If you’re not confident with creating a clean and consistent design on all 10 fingers, then mapping out your French is a great solution. “Using a gel striper brush, I always start with two diagonal lines,” says Hession. This will determine how deep you want your French smile line to be. Then, I draw a horizontal line at the point where I want the bottom of the arch to be, right across the two you have already painted.”
step-by-step French mani mapping by Jenni Hession
The angle of the horizontal lines will determine how dramatic the smile line will be. Closer to the side of the nail will mean a higher smile arch. Closer to the middle or crossing over will create a lower arch.
After drawing the horizontal line, you will have an angular outline of the French design. Then use your liner to soften the smile line and fill in the gaps.
Jimenez also likes to draw a template first: “I draw one line in the centre of the nail, with two either side and then dots at equal lengths down the sidewall,” she says. “I then draw a line connecting the dots on the sidewall to the ones either side of the centre and a line across each of these. I can then soften this to create a central, even smile line and fill that in with the gel polish.”
Meanwhile, Vermont’s method is to start in the middle by drawing a point in the centre of the nail and dragging it down to create the smile line on one side – and then mirroring that on the other side.

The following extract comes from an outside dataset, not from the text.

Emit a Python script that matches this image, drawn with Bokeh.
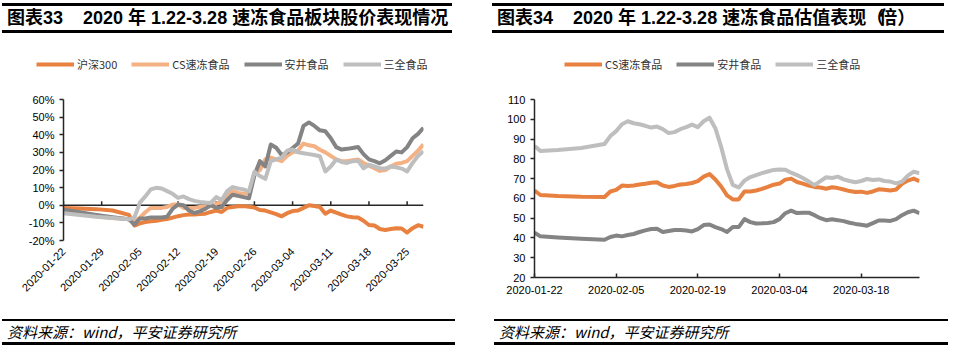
import pandas as pd
from bokeh.plotting import figure
from bokeh.models import (Range1d, FixedTicker, PrintfTickFormatter, Legend,
                          LegendItem, Span, Div)
from bokeh.layouts import row, column
from bokeh.embed import file_html
from bokeh.resources import INLINE

START = "2020-01-22"

# ---------------- left chart: 股价表现 (%) ----------------
left_dates = ["2020-01-22", "2020-01-25", "2020-01-28", "2020-01-31"] + \
    [d.strftime("%Y-%m-%d") for d in pd.date_range("2020-02-03", "2020-03-28")]

hs300 = [-1.5, -1.8, -2.2, -3.0,
         -5.5, -11.5, -10.3, -9.5, -9.1, -8.8, -8.2, -7.8, -7.0, -6.2,
         -5.6, -5.3, -5.3, -5.0, -4.8, -3.8, -3.0, -3.8, -1.5, -1.0,
         -0.6, -0.5, -0.9, -1.3, -2.7, -3.0, -4.0, -5.0, -6.3, -4.5,
         -3.3, -3.0, -1.5, 0.0, -0.4, -1.0, -4.8, -3.0, -4.2, -5.3,
         -6.3, -6.8, -7.0, -8.8, -11.2, -11.5, -13.5, -14.0, -13.5, -13.0,
         -13.2, -15.5, -13.0, -11.3, -12.2]
cs_frozen = [-3.8, -5.0, -6.2, -7.2,
             -8.0, -9.5, -7.0, -4.0, -1.5, -1.5, -1.5, -1.0, 0.4, 0.4,
             -1.5, -1.5, -1.5, -1.0, -0.8, -0.6, 0.8, 2.3, 6.0, 8.0,
             7.0, 6.5, 7.0, 18.0, 20.0, 26.0, 27.0, 26.0, 25.0, 28.0,
             30.0, 31.0, 35.0, 34.0, 33.5, 31.5, 30.0, 28.0, 26.0, 25.0,
             25.0, 25.5, 26.0, 24.0, 22.5, 21.0, 19.5, 20.0, 22.0, 23.5,
             24.0, 25.0, 28.0, 31.0, 34.5]
anjoy = [-2.5, -4.0, -5.5, -6.8,
         -8.0, -11.0, -7.5, -7.5, -7.0, -7.0, -7.0, -6.5, -2.0, 0.4,
         0.0, -3.0, -4.4, -3.5, -2.0, 0.2, -1.5, -1.0, 3.0, 6.0,
         5.3, 4.6, 4.0, 17.0, 25.0, 22.0, 34.5, 32.6, 28.5, 30.0,
         32.5, 35.0, 45.0, 47.0, 45.0, 42.5, 42.0, 38.0, 33.0, 31.6,
         32.0, 32.5, 33.0, 29.0, 26.0, 25.0, 23.8, 25.5, 28.0, 30.5,
         30.0, 33.0, 38.0, 40.5, 44.0]
sanquan = [-4.5, -5.5, -6.5, -7.2,
           -8.0, -7.0, 1.5, 5.0, 9.0, 9.9, 9.5, 8.0, 6.5, 4.2,
           5.0, 3.5, 2.5, 1.9, 1.5, 1.3, 4.6, 3.0, 8.0, 10.3,
           9.5, 9.0, 7.8, 19.0, 16.6, 15.0, 25.0, 26.0, 27.0, 31.0,
           31.6, 30.0, 29.5, 29.0, 28.5, 27.8, 19.2, 22.0, 26.0, 24.5,
           24.0, 25.0, 25.3, 21.0, 23.0, 22.0, 21.0, 20.8, 22.0, 21.5,
           20.8, 19.2, 24.0, 28.0, 30.7]
left_tick_labels = ["2020-01-22", "2020-01-29", "2020-02-05", "2020-02-12",
                    "2020-02-19", "2020-02-26", "2020-03-04", "2020-03-11",
                    "2020-03-18", "2020-03-25"]
left_y_ticks = [-20, -10, 0, 10, 20, 30, 40, 50, 60]

# ---------------- right chart: 估值 (倍) ----------------
right_dates = ["2020-01-22", "2020-01-23", "2020-01-26", "2020-01-30"] + \
    [d.strftime("%Y-%m-%d") for d in pd.date_range("2020-02-03", "2020-03-28")]

cs_pe = [64.0, 61.7, 61.2, 60.8,
         60.7, 63.5, 64.3, 66.5, 66.3, 66.5, 67.0, 67.4, 67.9, 68.1,
         66.5, 65.8, 66.3, 67.0, 67.3, 67.8, 68.7, 71.0, 72.3, 69.6,
         66.0, 61.5, 59.5, 59.5, 63.5, 63.5, 64.0, 64.8, 65.8, 66.9,
         67.5, 69.5, 70.0, 68.3, 67.5, 66.5, 65.8, 65.5, 64.9, 65.6,
         65.2, 64.5, 63.7, 63.2, 63.4, 62.8, 63.5, 64.6, 64.4, 64.0,
         64.5, 67.4, 69.0, 70.0, 68.7]
anjoy_pe = [42.7, 40.8, 40.2, 39.6,
            39.1, 40.5, 41.2, 40.8, 41.5, 42.0, 43.0, 43.8, 44.5, 44.6,
            43.0, 43.5, 44.0, 44.0, 43.8, 43.3, 44.5, 46.5, 46.8, 45.5,
            44.5, 43.0, 45.5, 45.5, 49.5, 48.0, 47.3, 47.4, 47.6, 48.0,
            49.5, 52.5, 53.8, 52.6, 52.7, 52.8, 51.5, 50.0, 49.0, 49.4,
            49.0, 48.5, 47.7, 47.1, 46.7, 46.2, 47.5, 48.8, 48.8, 48.6,
            49.5, 51.5, 53.0, 53.8, 52.5]
sanquan_pe = [86.4, 84.0, 84.5, 85.5,
              87.5, 91.5, 94.0, 97.5, 99.0, 98.0, 97.5, 96.7, 95.8, 96.3,
              95.0, 93.0, 93.5, 95.0, 96.0, 97.3, 96.0, 99.0, 100.8, 95.5,
              86.0, 74.8, 66.8, 65.5, 69.0, 70.8, 71.8, 72.8, 73.6, 74.4,
              74.6, 74.5, 73.0, 71.8, 70.3, 68.5, 66.7, 68.7, 70.7, 70.3,
              71.0, 69.6, 68.8, 68.2, 68.8, 69.8, 69.3, 69.6, 68.8, 68.5,
              67.6, 68.5, 71.5, 73.5, 72.8]
right_tick_labels = ["2020-01-22", "2020-02-05", "2020-02-19", "2020-03-04",
                     "2020-03-18"]
right_y_ticks = [20, 30, 40, 50, 60, 70, 80, 90, 100, 110]

ORANGE = "#E8803F"
LIGHT_ORANGE = "#F4B183"
DARK_GRAY = "#848484"
LIGHT_GRAY = "#BEBEBE"
AXIS = "#262626"
TICK_FONT = "Liberation Sans"
CJK = "Noto Sans CJK SC"
LW = 4


def day_offsets(dates):
    return [int((pd.Timestamp(d) - pd.Timestamp(START)).days) for d in dates]


def base_fig(yr, w, h, ml, mr, mt, mb):
    p = figure(width=w, height=h, x_range=Range1d(0, 66), y_range=yr,
               output_backend="svg", toolbar_location=None,
               min_border_left=ml, min_border_right=mr,
               min_border_top=mt, min_border_bottom=mb)
    p.outline_line_color = None
    p.xgrid.visible = False
    p.ygrid.visible = False
    ya = p.yaxis[0]
    ya.axis_line_color = AXIS
    ya.axis_line_width = 1.5
    ya.major_tick_line_color = AXIS
    ya.major_tick_line_width = 1.5
    ya.major_tick_out = 4
    ya.major_tick_in = 0
    ya.minor_tick_line_color = None
    ya.major_label_standoff = 5
    ya.major_label_text_font = TICK_FONT
    ya.major_label_text_font_size = "11px"
    ya.major_label_text_color = "#000000"
    xa = p.xaxis[0]
    xa.minor_tick_line_color = None
    xa.major_label_text_font = TICK_FONT
    xa.major_label_text_font_size = "11px"
    xa.major_label_text_color = "#000000"
    return p


def legend_fig(items, loc):
    """A strip above the chart that holds only the legend."""
    p = figure(width=479, height=54, x_range=Range1d(0, 1), y_range=Range1d(0, 1),
               x_axis_type=None, y_axis_type=None, output_backend="svg",
               toolbar_location=None, min_border=0, frame_align=False)
    p.outline_line_color = None
    p.xgrid.visible = False
    p.ygrid.visible = False
    rs = []
    for label, color in items:
        # series swatch only: the points lie outside the strip's visible range
        r = p.line(x=[5, 6], y=[5, 6], line_color=color, line_width=LW)
        rs.append(LegendItem(label=label, renderers=[r]))
    lg = Legend(items=rs, orientation="horizontal", location=loc,
                glyph_width=38, glyph_height=12, label_standoff=3, spacing=14,
                label_text_font=CJK, label_text_font_size="11px",
                label_text_color="#333333", border_line_color=None,
                background_fill_alpha=0, padding=0, margin=0)
    p.add_layout(lg)
    return p


# ---------- left figure ----------
lx = day_offsets(left_dates)
lticks = day_offsets(left_tick_labels)
p1 = base_fig(Range1d(-20, 60), 479, 228, 63, 56, 9, 78)
p1.yaxis[0].ticker = FixedTicker(ticks=left_y_ticks)
p1.yaxis[0].formatter = PrintfTickFormatter(format="%d%%")
xa = p1.xaxis[0]
xa.ticker = FixedTicker(ticks=lticks)
xa.major_label_overrides = {t: s for t, s in zip(lticks, left_tick_labels)}
xa.major_label_orientation = 0.785398
xa.axis_line_color = None
xa.major_tick_line_color = None
xa.major_tick_out = 0
xa.major_tick_in = 0
xa.major_label_standoff = 9
p1.add_layout(Span(location=0, dimension="width", line_color=AXIS,
                   line_width=1.5, level="underlay"))
p1.segment(x0=lticks, y0=[0] * len(lticks), x1=lticks, y1=[2.2] * len(lticks),
           line_color=AXIS, line_width=1.5, level="underlay")
p1.line(lx, hs300, line_color=ORANGE, line_width=LW, line_join="round")
p1.line(lx, cs_frozen, line_color=LIGHT_ORANGE, line_width=LW, line_join="round")
p1.line(lx, anjoy, line_color=DARK_GRAY, line_width=LW, line_join="round")
p1.line(lx, sanquan, line_color=LIGHT_GRAY, line_width=LW, line_join="round")
leg1 = legend_fig([("沪深300", ORANGE), ("CS速冻食品", LIGHT_ORANGE),
                   ("安井食品", DARK_GRAY), ("三全食品", LIGHT_GRAY)], (36, 18))

# ---------- right figure ----------
rx = day_offsets(right_dates)
rticks = day_offsets(right_tick_labels)
p2 = base_fig(Range1d(20, 110), 479, 228, 55, 39, 9, 41)
p2.yaxis[0].ticker = FixedTicker(ticks=right_y_ticks)
xb = p2.xaxis[0]
xb.ticker = FixedTicker(ticks=rticks)
xb.major_label_overrides = {t: s for t, s in zip(rticks, right_tick_labels)}
xb.axis_line_color = AXIS
xb.axis_line_width = 1.5
xb.major_tick_line_color = AXIS
xb.major_tick_line_width = 1.5
xb.major_tick_in = 4
xb.major_tick_out = 0
xb.major_label_standoff = 8
p2.line(rx, cs_pe, line_color=ORANGE, line_width=LW, line_join="round")
p2.line(rx, anjoy_pe, line_color=DARK_GRAY, line_width=LW, line_join="round")
p2.line(rx, sanquan_pe, line_color=LIGHT_GRAY, line_width=LW, line_join="round")
leg2 = legend_fig([("CS速冻食品", ORANGE), ("安井食品", DARK_GRAY),
                   ("三全食品", LIGHT_GRAY)], (85, 18))


# ---------- titles and footers ----------
def title_div(a, b, ml, w):
    html = (f'<div style="margin:3px 0 0 {ml}px;width:{w}px;height:30px;'
            'box-sizing:border-box;border-top:3px solid #000;border-bottom:3px solid #000;'
            f"font-family:'Liberation Sans','{CJK}',sans-serif;font-weight:bold;font-size:18px;"
            'line-height:24px;white-space:nowrap;padding-left:5px;color:#000;overflow:hidden">'
            f'{a}<span style="display:inline-block;width:20px"></span>{b}</div>')
    return Div(text=html, width=479, height=36, margin=(0, 0, 0, 0))


def footer_div(text, ml, w):
    html = (f'<div style="margin:1px 0 0 {ml}px;width:{w}px;height:26px;'
            'box-sizing:border-box;border-top:2px solid #000;border-bottom:3px solid #000;'
            f"font-family:'{CJK}',sans-serif;font-style:italic;font-size:15px;"
            'line-height:21px;white-space:nowrap;padding-left:5px;color:#000">'
            f'{text}</div>')
    return Div(text=html, width=479, height=34, margin=(0, 0, 0, 0))


SOURCE = "资料来源：wind，平安证券研究所"
PAREN = '<span style="letter-spacing:-5px">{}</span>'
t1 = title_div("图表33", "2020 年 1.22-3.28 速冻食品板块股价表现情况", 2, 450)
t2 = title_div("图表34", "2020 年 1.22-3.28 速冻食品估值表现"
               + PAREN.format("（") + "倍" + PAREN.format("）"), 13, 452)
f1 = footer_div(SOURCE, 2, 453)
f2 = footer_div(SOURCE, 15, 454)

layout = row(column(t1, leg1, p1, f1), column(t2, leg2, p2, f2))
open("out.html", "w").write(file_html(layout, INLINE))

“Do not apply your colour too thickly,” warns Jimenez. “It’s much better to build it up gradually.” If you can use one coat for the French design with gel paint or polish then you will have less chance of the product bulking at the tip or in other areas. Otherwise, a clean brush can be used to remove some excess. Don’t forget to flash cure in between fingers to avoid your previous artistry getting smudged.
Try out a few different techniques and follow some educators on social media to see how they map out their French manicures. There are so many ways to achieve a great result so don’t get discouraged if one doesn’t work for you.
Top
it
off
“I like to finish French with two coats of top coat to level off the polish,” says Jaz Moger, owner of Paint by Jaz in East Sussex and a Salon System expert. Not only does this help create a seamless transition between the French design and the rest of the nail, it will also smooth out the overall look.

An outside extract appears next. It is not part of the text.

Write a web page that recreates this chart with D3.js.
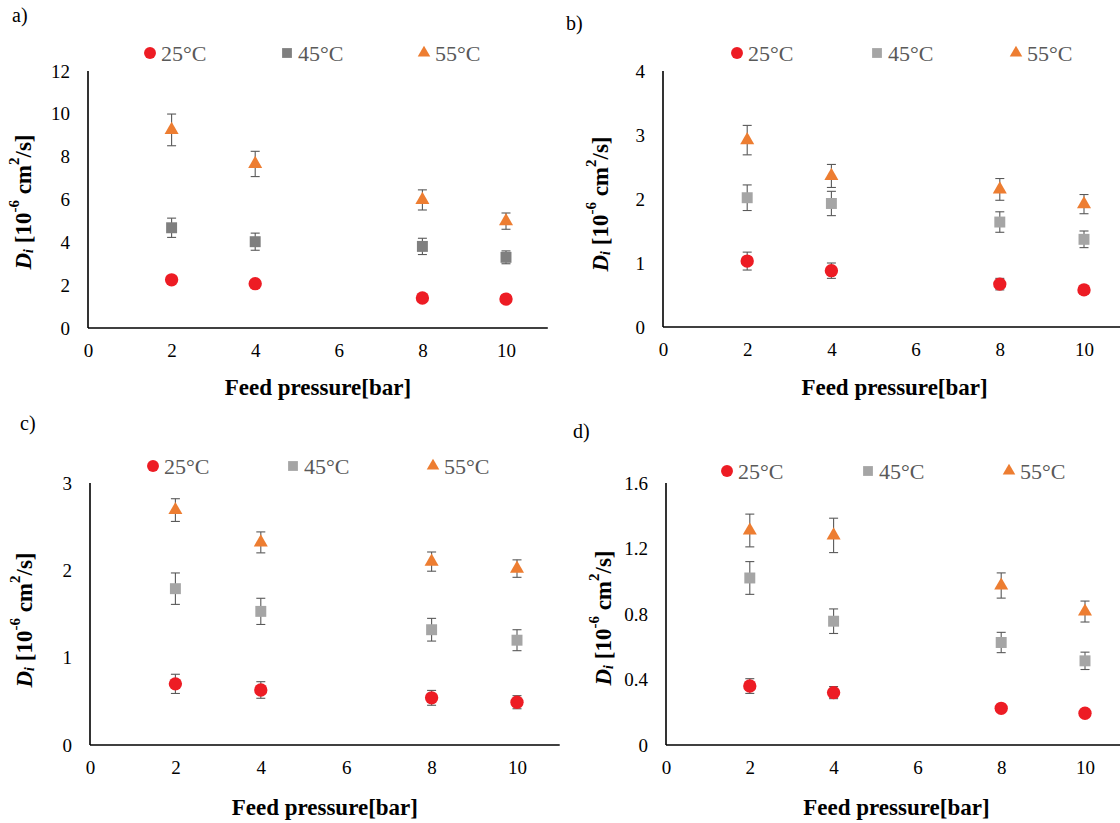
<!DOCTYPE html>
<html><head><meta charset="utf-8">
<script src="https://cdn.jsdelivr.net/npm/d3@7"></script>
<style>html,body{margin:0;padding:0;background:#fff;}svg{display:block;}</style>
</head><body>
<svg id="chart" width="1120" height="823"></svg>
<script>
// ---------- DATA ----------
const pressures = [2, 4, 8, 10];
const xTicks = [0, 2, 4, 6, 8, 10];
const seriesNames = ["25°C", "45°C", "55°C"];
const panelLabels = ["a)", "b)", "c)", "d)"];

// panel a
const a25 = [2.25, 2.07, 1.40, 1.35];
const a25err = [0.12, 0.10, 0.08, 0.08];
const a45 = [4.68, 4.03, 3.81, 3.30];
const a45err = [0.45, 0.40, 0.38, 0.30];
const a55 = [9.25, 7.66, 5.98, 4.99];
const a55err = [0.74, 0.59, 0.47, 0.38];
const aTicks = [0, 2, 4, 6, 8, 10, 12];
const aTickLabels = ["0", "2", "4", "6", "8", "10", "12"];

// panel b
const b25 = [1.03, 0.88, 0.67, 0.58];
const b25err = [0.14, 0.12, 0.09, 0.07];
const b45 = [2.02, 1.93, 1.64, 1.37];
const b45err = [0.20, 0.19, 0.16, 0.13];
const b55 = [2.92, 2.36, 2.15, 1.92];
const b55err = [0.23, 0.18, 0.17, 0.15];
const bTicks = [0, 1, 2, 3, 4];
const bTickLabels = ["0", "1", "2", "3", "4"];

// panel c
const c25 = [0.70, 0.63, 0.54, 0.49];
const c25err = [0.11, 0.095, 0.085, 0.075];
const c45 = [1.79, 1.53, 1.32, 1.20];
const c45err = [0.18, 0.15, 0.13, 0.12];
const c55 = [2.69, 2.32, 2.10, 2.02];
const c55err = [0.13, 0.12, 0.11, 0.10];
const cTicks = [0, 1, 2, 3];
const cTickLabels = ["0", "1", "2", "3"];

// panel d
const d25 = [0.36, 0.32, 0.224, 0.194];
const d25err = [0.045, 0.037, 0.02, 0.015];
const d45 = [1.02, 0.756, 0.626, 0.514];
const d45err = [0.10, 0.075, 0.062, 0.053];
const d55 = [1.31, 1.28, 0.974, 0.815];
const d55err = [0.10, 0.105, 0.077, 0.064];
const dTicks = [0, 0.4, 0.8, 1.2, 1.6];
const dTickLabels = ["0", "0.4", "0.8", "1.2", "1.6"];

// ---------- STYLE / LAYOUT ----------
const RED = "#ed1c24", ORANGE = "#ed7d31", GRAY_D = "#7f7f7f", GRAY_L = "#a5a5a5";
const FONT = "'Liberation Serif','Times New Roman',serif";

const panels = [
  { label: panelLabels[0], lx: 12, ly: 22, x0: 88, x10: 506, yB: 328, yT: 71, ticks: aTicks, tickLabels: aTickLabels,
    series: [[a25, a25err], [a45, a45err], [a55, a55err]], gray: GRAY_D,
    leg: [150, 287, 424], legY: 53, titleY: 395, ytx: 23, yty: 202 },
  { label: panelLabels[1], lx: 566, ly: 30, x0: 663, x10: 1084, yB: 327, yT: 71, ticks: bTicks, tickLabels: bTickLabels,
    series: [[b25, b25err], [b45, b45err], [b55, b55err]], gray: GRAY_L,
    leg: [737, 877, 1016], legY: 53, titleY: 395, ytx: 600, yty: 204 },
  { label: panelLabels[2], lx: 20, ly: 430, x0: 90, x10: 517, yB: 745, yT: 483, ticks: cTicks, tickLabels: cTickLabels,
    series: [[c25, c25err], [c45, c45err], [c55, c55err]], gray: GRAY_L,
    leg: [153, 293, 433], legY: 466, titleY: 815, ytx: 24, yty: 620 },
  { label: panelLabels[3], lx: 573, ly: 438, x0: 666, x10: 1085, yB: 745, yT: 483, ticks: dTicks, tickLabels: dTickLabels,
    series: [[d25, d25err], [d45, d45err], [d55, d55err]], gray: GRAY_L,
    leg: [727, 868, 1009], legY: 471, titleY: 815, ytx: 603, yty: 618 }
];

const svg = d3.select("#chart");

panels.forEach(p => {
  const g = svg.append("g");
  const unit = (p.x10 - p.x0) / 10;
  const x = d3.scaleLinear().domain([0, 11]).range([p.x0, p.x0 + 11 * unit]);
  const yMax = p.ticks[p.ticks.length - 1];
  const y = d3.scaleLinear().domain([0, yMax]).range([p.yB, p.yT]);

  // panel label
  g.append("text").attr("x", p.lx).attr("y", p.ly).text(p.label)
    .attr("font-family", FONT).attr("font-size", 20).attr("fill", "#000");

  // y axis
  const ya = g.append("g").attr("transform", `translate(${p.x0},0)`)
    .call(d3.axisLeft(y).tickValues(p.ticks).tickFormat((d, i) => p.tickLabels[i]).tickSize(0).tickPadding(18));
  ya.select(".domain").remove();
  ya.selectAll("text").attr("font-family", FONT).attr("font-size", 19).attr("fill", "#000");

  // x axis
  const xa = g.append("g").attr("transform", `translate(0,${p.yB})`)
    .call(d3.axisBottom(x).tickValues(xTicks).tickFormat(d3.format("d")).tickSize(0).tickPadding(16));
  xa.select(".domain").remove();
  xa.selectAll("text").attr("font-family", FONT).attr("font-size", 19).attr("fill", "#000");

  // axis lines
  g.append("line").attr("x1", x(0)).attr("x2", x(0)).attr("y1", y(yMax)).attr("y2", y(0))
    .attr("stroke", "#000").attr("stroke-width", 1.6);
  g.append("line").attr("x1", x(0)).attr("x2", x(11)).attr("y1", y(0)).attr("y2", y(0))
    .attr("stroke", "#000").attr("stroke-width", 1.6);

  // x title
  g.append("text").attr("x", (x(0) + x(11)) / 2).attr("y", p.titleY)
    .attr("text-anchor", "middle").attr("font-family", FONT).attr("font-size", 23)
    .attr("font-weight", "bold").text("Feed pressure[bar]");

  // y title
  const yt = g.append("text").attr("transform", `translate(${p.ytx},${p.yty}) rotate(-90)`)
    .attr("text-anchor", "middle").attr("dominant-baseline", "central")
    .attr("font-family", FONT).attr("font-size", 23).attr("font-weight", "bold");
  yt.append("tspan").attr("font-style", "italic").text("D");
  yt.append("tspan").attr("font-style", "italic").attr("font-size", 14).attr("dy", 5).text("i");
  yt.append("tspan").attr("dy", -5).text(" [10");
  yt.append("tspan").attr("font-size", 15).attr("dy", -9).text("-6");
  yt.append("tspan").attr("dy", 9).text(" cm");
  yt.append("tspan").attr("font-size", 15).attr("dy", -9).text("2");
  yt.append("tspan").attr("dy", 9).text("/s]");

  const colors = [RED, p.gray, ORANGE];
  const shapes = [d3.symbolCircle, d3.symbolSquare, d3.symbolTriangle];
  const sizes = [140, 120, 85];

  // error bars then markers
  p.series.forEach(([vals, errs]) => {
    const eg = g.append("g").attr("stroke", "#595959").attr("stroke-width", 1.1);
    pressures.forEach((pr, i) => {
      const cx = x(pr), yt1 = y(vals[i] + errs[i]), yb1 = y(vals[i] - errs[i]);
      eg.append("line").attr("x1", cx).attr("x2", cx).attr("y1", yt1).attr("y2", yb1);
      eg.append("line").attr("x1", cx - 4.5).attr("x2", cx + 4.5).attr("y1", yt1).attr("y2", yt1);
      eg.append("line").attr("x1", cx - 4.5).attr("x2", cx + 4.5).attr("y1", yb1).attr("y2", yb1);
    });
  });
  p.series.forEach(([vals], si) => {
    g.append("g").selectAll("path").data(pressures).join("path")
      .attr("transform", (d, i) => `translate(${x(d)},${y(vals[i])})`)
      .attr("d", d3.symbol().type(shapes[si]).size(sizes[si]))
      .attr("fill", colors[si]);
  });

  // legend
  seriesNames.forEach((name, si) => {
    const lx = p.leg[si];
    g.append("path").attr("transform", `translate(${lx},${p.legY})`)
      .attr("d", d3.symbol().type(shapes[si]).size(sizes[si] * 0.8)).attr("fill", colors[si]);
    g.append("text").attr("x", lx + 11).attr("y", p.legY).attr("dominant-baseline", "central")
      .attr("font-family", FONT).attr("font-size", 22).attr("fill", "#595959").text(name);
  });
});
</script>
</body></html>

“We teach our students to encapsulate the French manicure with a clear strengthening layer over the top, as this helps to create a smooth apex and reduces the chances of having a bulbous end to the manicure,” says Stella Cox, Re:New beauty educator. “This also gives strength to the main stress point in the nail, which is usually where the smile line is.”
“I use clear structure gel,” adds Jimenez. “This acts as a great surface leveller and also adds strength to my application.”
Manage
expectations
It’s important to educate your clients on the work that goes into your art to keep them happy and returning. This also helps them book in the right treatment time and understand your prices.
“All of my clients know when they come to me it’s not going to be a quick job, especially with a French design,” says Moger. “Always explain to your client that this design will take an extra half an hour and check if that’s okay with them. If not, then unfortunately they will have to go for a simpler design.”
“Become slick at French application and you will soon be cheering when customers ask for it, rather than shying away,” says Price. “Think of the benefits; eight French upgrades a day at a minimum charge of £5 extra equals £40 per day extra turnover. You could actually charge more than £5 for the upgrade – charging £10 would give £80 per day extra turnover.”